Ativista do esporte

Ativista do esporte

Na era dos infrutíferos reality shows, há décadas que o programa “Roda Viva” da TV Cultura se apresenta como uma ilha solitária na televisão brasileira quando se leva em conta a relevância do conteúdo. Na segunda-feira, dia 16 de outubro, o convidado foi o ribeirãopretano Raí. Pela formação, currículo, capacidade de expressão e vivência internacional, o ex-atleta destoa da grande maioria dos ex-colegas de profissão. Os jogadores atuais possuem dificuldades de expressão, frequentemente fazem gestos obscenos para torcedores adversários, tiram a camisa do time e do patrocinador quando marcam um gol e abusam da malandragem durante o jogo. Decidido a ser um ativista da ética, Raí quer mudar a realidade brasileira através do esporte.
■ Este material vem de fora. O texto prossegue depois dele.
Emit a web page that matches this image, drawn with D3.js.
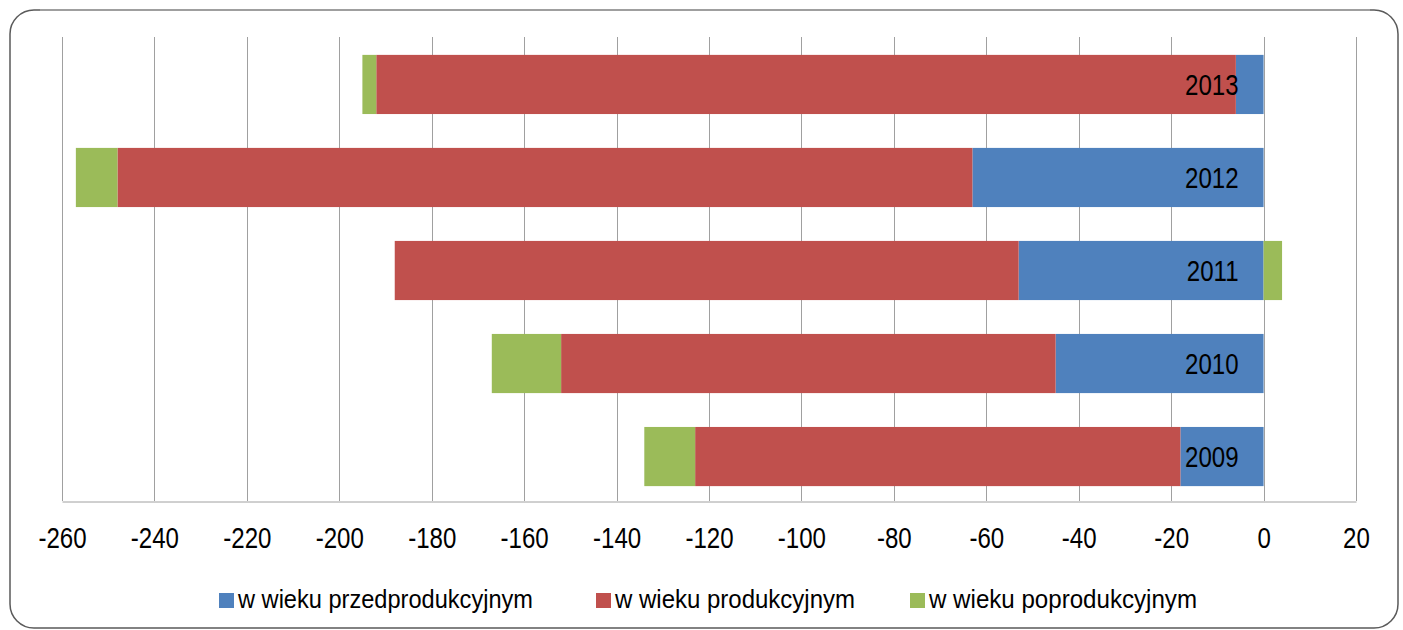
<!DOCTYPE html>
<html><head><meta charset="utf-8">
<script src="https://cdn.jsdelivr.net/npm/d3@7"></script>
<style>body{margin:0;background:#fff}svg{display:block}</style>
</head><body>
<svg id="c" width="1403" height="630"></svg>
<script>
const years = ["2013","2012","2011","2010","2009"];
const przed = [-6, -63, -53, -45, -18];
const prod = [-186, -185, -135, -107, -105];
const popr = [-3, -9, 4, -15, -11];
const ticks = [-260,-240,-220,-200,-180,-160,-140,-120,-100,-80,-60,-40,-20,0,20];
const seriesNames = ["w wieku przedprodukcyjnym","w wieku produkcyjnym","w wieku poprodukcyjnym"];
const colors = ["#4F81BD","#C0504D","#9BBB59"];
const FONT = "'Liberation Sans Narrow','Arial Narrow','Liberation Sans',Arial,sans-serif";
const SX = 0.83;

const svg = d3.select("#c");
// frame
svg.append("rect").attr("x",10).attr("y",10).attr("width",1388).attr("height",618).attr("rx",24)
  .attr("fill","#fff").attr("stroke","#5a5a5a").attr("stroke-width",1.5);
svg.append("line").attr("x1",40).attr("x2",1370).attr("y1",10).attr("y2",10)
  .attr("stroke","#a8a8a8").attr("stroke-width",1.6);

const x = d3.scaleLinear().domain([-260,20]).range([62,1356]);
const y = d3.scaleBand().domain(years).range([40,501]).paddingInner(0.364).paddingOuter(0.16);

// grid
svg.append("g").selectAll("line").data(ticks).join("line")
  .attr("x1",d=>Math.round(x(d))+0.5).attr("x2",d=>Math.round(x(d))+0.5).attr("y1",37).attr("y2",501)
  .attr("stroke","#a0a0a0").attr("stroke-width",1);

// stacks
const rows = years.map((yr,i)=>({yr, vals:[przed[i],prod[i],popr[i]]}));
rows.forEach(r=>{
  let neg=0,pos=0;
  r.vals.forEach((v,k)=>{
    let a,b;
    if(v<0){a=neg+v;b=neg;neg+=v;} else {a=pos;b=pos+v;pos+=v;}
    svg.append("rect").attr("x",x(a)).attr("width",x(b)-x(a))
      .attr("y",y(r.yr)).attr("height",y.bandwidth()).attr("fill",colors[k]);
  });
});

// axis
const ax = svg.append("g").attr("transform","translate(0,501.5)")
  .call(d3.axisBottom(x).tickValues(ticks).tickSize(0).tickFormat(d=>String(d)));
ax.select(".domain").attr("stroke","#a0a0a0");
ax.selectAll(".tick text").attr("y",0).attr("dy",0)
  .attr("transform",`translate(0,46) scale(${SX},1)`)
  .attr("font-family",FONT).attr("font-size",29).attr("fill","#000");

// year labels
svg.append("g").selectAll("text").data(years).join("text")
  .attr("transform",d=>`translate(${x(0)-25},${y(d)+y.bandwidth()/2+10.5}) scale(${SX},1)`)
  .attr("text-anchor","end").attr("font-family",FONT).attr("font-size",29).attr("fill","#000").text(d=>d);

// legend
const legX = [219,596,910];
const legW = [295,240,268];
const lg = svg.append("g");
seriesNames.forEach((n,i)=>{
  lg.append("rect").attr("x",legX[i]).attr("y",593).attr("width",15).attr("height",15).attr("fill",colors[i]);
  lg.append("text").attr("x",legX[i]+19).attr("y",608).attr("font-family",FONT)
    .attr("font-size",26).attr("fill","#000")
    .attr("textLength",legW[i]).attr("lengthAdjust","spacingAndGlyphs").text(n);
});
</script>
</body></html>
Na linguagem moderna esse objetivo se traduz pelo termo “advocacy”, o lobby do bem exercido por pessoas influentes da sociedade.

Embora ainda não tenha decidido entrar na política partidária, o ex-jogador do São Paulo mantém fora do campo a mesma liderança e o mesmo reconhecimento que alcançou na época em que jogava futebol. Raí reúne algumas condições difíceis de encontrar. Além de ser famoso, possui independência financeira, fez cursos e estudou para se tornar um ativista das causas sociais. Tem ainda vivência internacional, conhece vários países do primeiro mundo que possuem modelos de gestão bem-sucedidos no esporte e na educação. No Brasil, hoje, extremamente carente de novas lideranças, são raras as pessoas que possuem esse perfil e que estejam dispostas a exercer essa militância em nome de um ideal. Em qualquer país do mundo, o ex-jogador da Seleção Brasileira ocuparia um cargo importante na hierarquia do esporte. Poderia ser secretário estadual ou municipal ou até mesmo presidir a Confederação Brasileira de Futebol (CBF). Qualquer governo minimamente íntegro teria alguém com o seu perfil no Ministério do Esporte.

Durante a entrevista, o ex-jogador que viveu muitos anos na França, jogando pelo Paris Saint Germain, mostrou-se bastante decepcionado e receoso com o Congresso Nacional e com dirigentes que comandam o esporte brasileiro. “De fora, a gente pensa que na política uma minoria manipula os interesses e os esquemas políticos. Quando se conhece Brasília mais de perto, percebemos que, na verdade, essa dominação é feita pela grande maioria”, declarou o ex-jogador que por ora descarta a participação partidária. Nas entrelinhas, deixou aberta a possibilidade de entrar nesse campo quando a realidade da política brasileira mudar um pouco.

Raí faz parte de uma entidade chamada “Atletas pelo Brasil”, uma organização sem fins lucrativos que reúne atletas e ex-atletas de diferentes gerações e modalidades pela melhoria do esporte e por avanços sociais. Fazem parte dessa entidade do terceiro setor Ana Mozer, Bernardinho, Cacá, Oscar Schmidt, Torben Grael, Hortência, Robert Scheidt e o zagueiro Paulo André num total de 60. Uma iniciativa bem-sucedida da ONG foi o Pacto Pelo Esporte, um acordo voluntário entre empresas patrocinadoras que objetivam contribuir para uma gestão profissional. Aos poucos, os investimentos do setor privado seriam aplicados em clubes, federações e confederações que adotarem práticas lícitas, com prestação de contas transparente, para evitar fraudes e garantir a destinação correta dos recursos.

No Roda Viva, Raí explicou que a entidade quer participar da elaboração de políticas públicas para garantir a determinação constitucional que estabelece que todo o cidadão e toda criança tem o direito à saúde, à educação e à prática esportiva. A título de exemplo, disse que todos os brasileiros, pelo uma vez na vida, deveriam ter o direito a uma experiência em uma piscina pública para testar a afinidade com a natação. Naquela hora, Raí nem imaginava que na sua cidade natal, na próspera e rica Ribeirão Preto, a piscina da Cava do Bosque, o principal equipamento aquático da cidade, estava sendo interditada. Por falta de produtos químicos e tratamento, a piscina ficou cheia de algas e adquiriu a mesma cor do Incrível Hulk. Por falta de manutenção, as aulas de natação foram suspensas. Raí e os atletas do Brasil terão uma longa jornada pela frente, mas, pelo menos, eles estão bem conscientes disso.